Muitas e uma só. Évora fica bem junto ao Algarve, que provém do árabe al-gharb ou Ocidente. Trata-se da região mais rústica de Portugal, e também a que mais impressiona o viajante, pela beleza de seus espaços e sua força telúrica. É cercada pela natureza, como de resto Estremoz e Elvas. O cenário é quase mouro: casas sempre caiadas de branco, com janelas amarelas, de um só pavimento, distribuídas por um sem-número de ruelas estreitas e tortas. Terra salpicada de oliveiras, o Alentejo poderia perfeitamente ilustrar qualquer página da Bíblia Sagrada. E isso seria válido para o Alcorão também, se este aceitasse imagens.
Uma das mais belas e antigas universidades da Europa fica precisamente em Évora. E foi lá, naquele espaço do século XV, que se verificou o Colóquio Internacional Escravatura e Mudanças Culturais, que a Unesco promoveu, no final de 2001. Em 1536, Évora foi a sede da Inquisição em Portugal. Agora, simbolicamente, comportava um evento voltado para a confraternização entre os povos e as culturas diferentes.

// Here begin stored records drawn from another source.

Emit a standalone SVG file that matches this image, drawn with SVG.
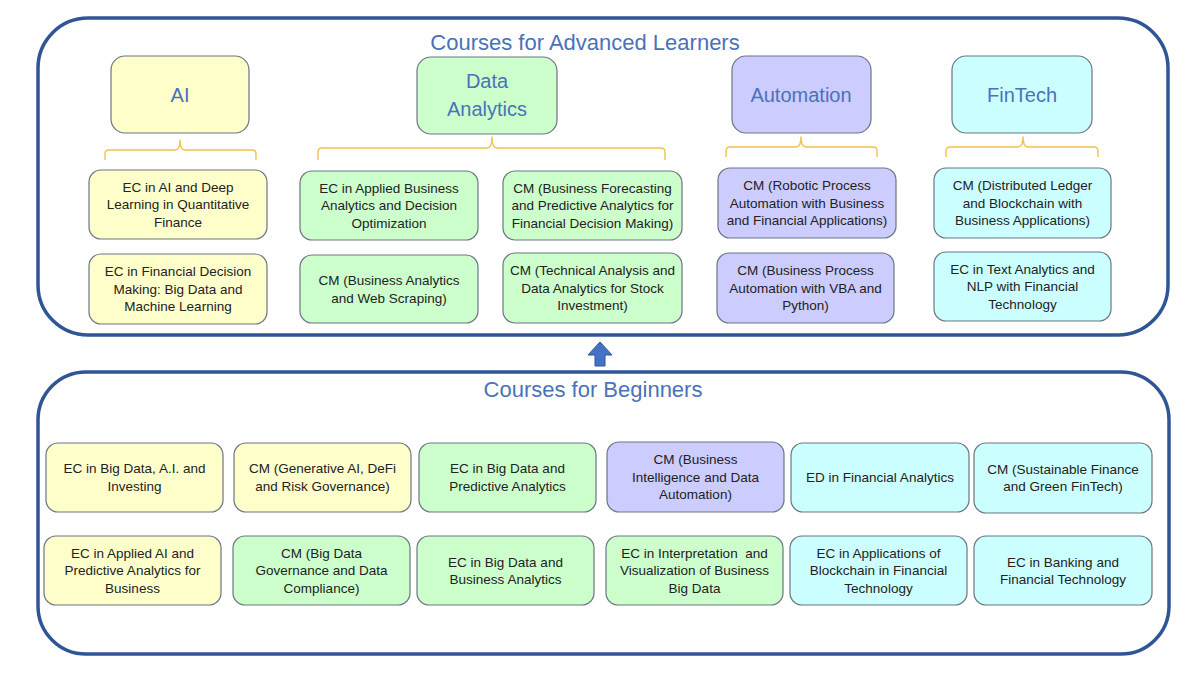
<svg xmlns="http://www.w3.org/2000/svg" width="1200" height="675" viewBox="0 0 1200 675">
<style>
.frame{fill:#ffffff;stroke:#2F5597;stroke-width:3.5}
.title{font-family:"Liberation Sans",Arial,sans-serif;font-size:22px;fill:#4A72B8;text-anchor:middle}
.head{font-family:"Liberation Sans",Arial,sans-serif;font-size:20px;fill:#4A72B8;text-anchor:middle}
.lbl{font-family:"Liberation Sans",Arial,sans-serif;font-size:13.5px;fill:#222222;text-anchor:middle}
.box{stroke:#6B7682;stroke-width:1.2}
.y{fill:#FFFFCC}.g{fill:#CCFFCC}.p{fill:#CCCCFF}.c{fill:#CCFFFF}
.br{fill:none;stroke:#F2C24A;stroke-width:1.4;stroke-linejoin:round}
</style>
<rect width="1200" height="675" fill="#ffffff"/>
<g id="advanced">
<rect class="frame" x="38" y="18" width="1130" height="317" rx="50"/>
<text class="title" x="585" y="50">Courses for Advanced Learners</text>
</g>
<g id="beginners">
<rect class="frame" x="38" y="372" width="1131" height="282" rx="48"/>
<text class="title" x="593" y="397">Courses for Beginners</text>
</g>
<g id="connectors">
<path class="br" d="M105,160 V154 Q105,150 109,150 H175 Q180,150 180,140 Q180,150 185,150 H252 Q256,150 256,154 V160"/>
<path class="br" d="M318,160 V152 Q318,148 322,148 H487 Q492,148 492,137 Q492,148 497,148 H661 Q665,148 665,152 V160"/>
<path class="br" d="M726,157 V151 Q726,147 730,147 H796 Q801,147 801,137 Q801,147 806,147 H873 Q877,147 877,151 V157"/>
<path class="br" d="M946,157 V151 Q946,147 950,147 H1018 Q1023,147 1023,137 Q1023,147 1028,147 H1094 Q1098,147 1098,151 V157"/>
<path d="M600,342 L612,355 L605,355 L605,366 L595,366 L595,355 L588,355 Z" fill="#4472C4" stroke="#2F5597" stroke-width="1"/>
</g>
<g id="h-ai"><rect class="box y" x="111" y="56" width="138" height="77" rx="14"/><text class="head" x="180" y="102">AI</text></g>
<g id="h-da"><rect class="box g" x="417" y="57" width="140" height="77" rx="14"/><text class="head" x="487" y="88">Data</text><text class="head" x="487" y="116">Analytics</text></g>
<g id="h-auto"><rect class="box p" x="732" y="56" width="139" height="77" rx="14"/><text class="head" x="801" y="102">Automation</text></g>
<g id="h-fin"><rect class="box c" x="952" y="56" width="140" height="77" rx="14"/><text class="head" x="1022" y="102">FinTech</text></g>

<g id="a1"><rect class="box y" x="89" y="170" width="178" height="69" rx="12"/><text class="lbl" x="178" y="191.7">EC in AI and Deep</text><text class="lbl" x="178" y="209.2">Learning in Quantitative</text><text class="lbl" x="178" y="226.7">Finance</text></g>
<g id="a2"><rect class="box y" x="89" y="254" width="178" height="70" rx="12"/><text class="lbl" x="178" y="276.2">EC in Financial Decision</text><text class="lbl" x="178" y="293.7">Making: Big Data and</text><text class="lbl" x="178" y="311.2">Machine Learning</text></g>
<g id="d1"><rect class="box g" x="300" y="171" width="178" height="69" rx="12"/><text class="lbl" x="389" y="192.7">EC in Applied Business</text><text class="lbl" x="389" y="210.2">Analytics and Decision</text><text class="lbl" x="389" y="227.7">Optimization</text></g>
<g id="d2"><rect class="box g" x="300" y="255" width="178" height="68" rx="12"/><text class="lbl" x="389" y="285">CM (Business Analytics</text><text class="lbl" x="389" y="302.5">and Web Scraping)</text></g>
<g id="d3"><rect class="box g" x="503" y="171" width="179" height="69" rx="12"/><text class="lbl" x="592.5" y="192.7">CM (Business Forecasting</text><text class="lbl" x="592.5" y="210.2">and Predictive Analytics for</text><text class="lbl" x="592.5" y="227.7">Financial Decision Making)</text></g>
<g id="d4"><rect class="box g" x="503" y="253" width="179" height="70" rx="12"/><text class="lbl" x="592.5" y="275.2">CM (Technical Analysis and</text><text class="lbl" x="592.5" y="292.7">Data Analytics for Stock</text><text class="lbl" x="592.5" y="310.2">Investment)</text></g>
<g id="u1"><rect class="box p" x="718" y="168" width="178" height="70" rx="12"/><text class="lbl" x="807" y="190.2">CM (Robotic Process</text><text class="lbl" x="807" y="207.7">Automation with Business</text><text class="lbl" x="807" y="225.2">and Financial Applications)</text></g>
<g id="u2"><rect class="box p" x="717" y="253" width="177" height="70" rx="12"/><text class="lbl" x="805.5" y="275.2">CM (Business Process</text><text class="lbl" x="805.5" y="292.7">Automation with VBA and</text><text class="lbl" x="805.5" y="310.2">Python)</text></g>
<g id="f1"><rect class="box c" x="934" y="168" width="177" height="70" rx="12"/><text class="lbl" x="1022.5" y="190.2">CM (Distributed Ledger</text><text class="lbl" x="1022.5" y="207.7">and Blockchain with</text><text class="lbl" x="1022.5" y="225.2">Business Applications)</text></g>
<g id="f2"><rect class="box c" x="934" y="252" width="177" height="69" rx="12"/><text class="lbl" x="1022.5" y="273.7">EC in Text Analytics and</text><text class="lbl" x="1022.5" y="291.2">NLP with Financial</text><text class="lbl" x="1022.5" y="308.7">Technology</text></g>

<g id="b1"><rect class="box y" x="46" y="443" width="177" height="69" rx="12"/><text class="lbl" x="134.5" y="473.4">EC in Big Data, A.I. and</text><text class="lbl" x="134.5" y="490.9">Investing</text></g>
<g id="b2"><rect class="box y" x="234" y="443" width="177" height="69" rx="12"/><text class="lbl" x="322.5" y="473.4">CM (Generative AI, DeFi</text><text class="lbl" x="322.5" y="490.9">and Risk Governance)</text></g>
<g id="b3"><rect class="box g" x="419" y="443" width="177" height="69" rx="12"/><text class="lbl" x="507.5" y="473.4">EC in Big Data and</text><text class="lbl" x="507.5" y="490.9">Predictive Analytics</text></g>
<g id="b4"><rect class="box p" x="607" y="442" width="177" height="70" rx="12"/><text class="lbl" x="695.5" y="464.2">CM (Business</text><text class="lbl" x="695.5" y="481.7">Intelligence and Data</text><text class="lbl" x="695.5" y="499.2">Automation)</text></g>
<g id="b5"><rect class="box c" x="791" y="443" width="178" height="69" rx="12"/><text class="lbl" x="880" y="482.2">ED in Financial Analytics</text></g>
<g id="b6"><rect class="box c" x="974" y="443" width="178" height="70" rx="12"/><text class="lbl" x="1063" y="473.9">CM (Sustainable Finance</text><text class="lbl" x="1063" y="491.4">and Green FinTech)</text></g>

<g id="c1"><rect class="box y" x="44" y="536" width="177" height="69" rx="12"/><text class="lbl" x="132.5" y="557.7">EC in Applied AI and</text><text class="lbl" x="132.5" y="575.2">Predictive Analytics for</text><text class="lbl" x="132.5" y="592.7">Business</text></g>
<g id="c2"><rect class="box g" x="233" y="536" width="177" height="69" rx="12"/><text class="lbl" x="321.5" y="557.7">CM (Big Data</text><text class="lbl" x="321.5" y="575.2">Governance and Data</text><text class="lbl" x="321.5" y="592.7">Compliance)</text></g>
<g id="c3"><rect class="box g" x="417" y="536" width="177" height="69" rx="12"/><text class="lbl" x="505.5" y="566.5">EC in Big Data and</text><text class="lbl" x="505.5" y="584">Business Analytics</text></g>
<g id="c4"><rect class="box g" x="606" y="536" width="177" height="69" rx="12"/><text class="lbl" x="694.5" y="557.7" xml:space="preserve">EC in Interpretation  and</text><text class="lbl" x="694.5" y="575.2">Visualization of Business</text><text class="lbl" x="694.5" y="592.7">Big Data</text></g>
<g id="c5"><rect class="box c" x="790" y="536" width="177" height="69" rx="12"/><text class="lbl" x="878.5" y="557.7">EC in Applications of</text><text class="lbl" x="878.5" y="575.2">Blockchain in Financial</text><text class="lbl" x="878.5" y="592.7">Technology</text></g>
<g id="c6"><rect class="box c" x="974" y="536" width="178" height="69" rx="12"/><text class="lbl" x="1063" y="566.5">EC in Banking and</text><text class="lbl" x="1063" y="584">Financial Technology</text></g>
</svg>
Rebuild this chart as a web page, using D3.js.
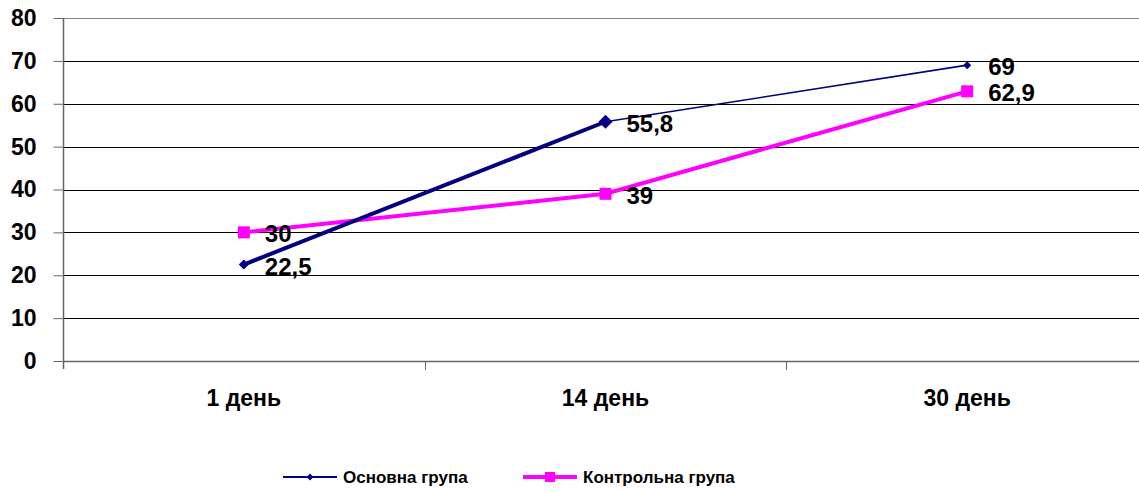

Decididamente, o mundo mudou. Historiadores, geógrafos, antropólogos, linguistas do mundo inteiro buscavam, precisamente ali, as raízes da escravidão moderna. Estudiosos como José Capela, Alberto da Costa e Silva, Alfredo Margarido, Joel Rufino dos Santos se debruçaram durante alguns dias sobre a formação do mundo à época das chamadas Descobertas e, também, sobre a luta dos povos colonizados. Convocado pela Unesco, eu fui um dos 17 expositores do Colóquio. Uma honra. Minha fala versou sobre o Quilombo dos Palmares.
Fui o último a intervir no Colóquio. Aquele foi, talvez, o maior momento da minha atividade como historiador. O meu destino intelectual foi como que traçado naquela encruzilhada.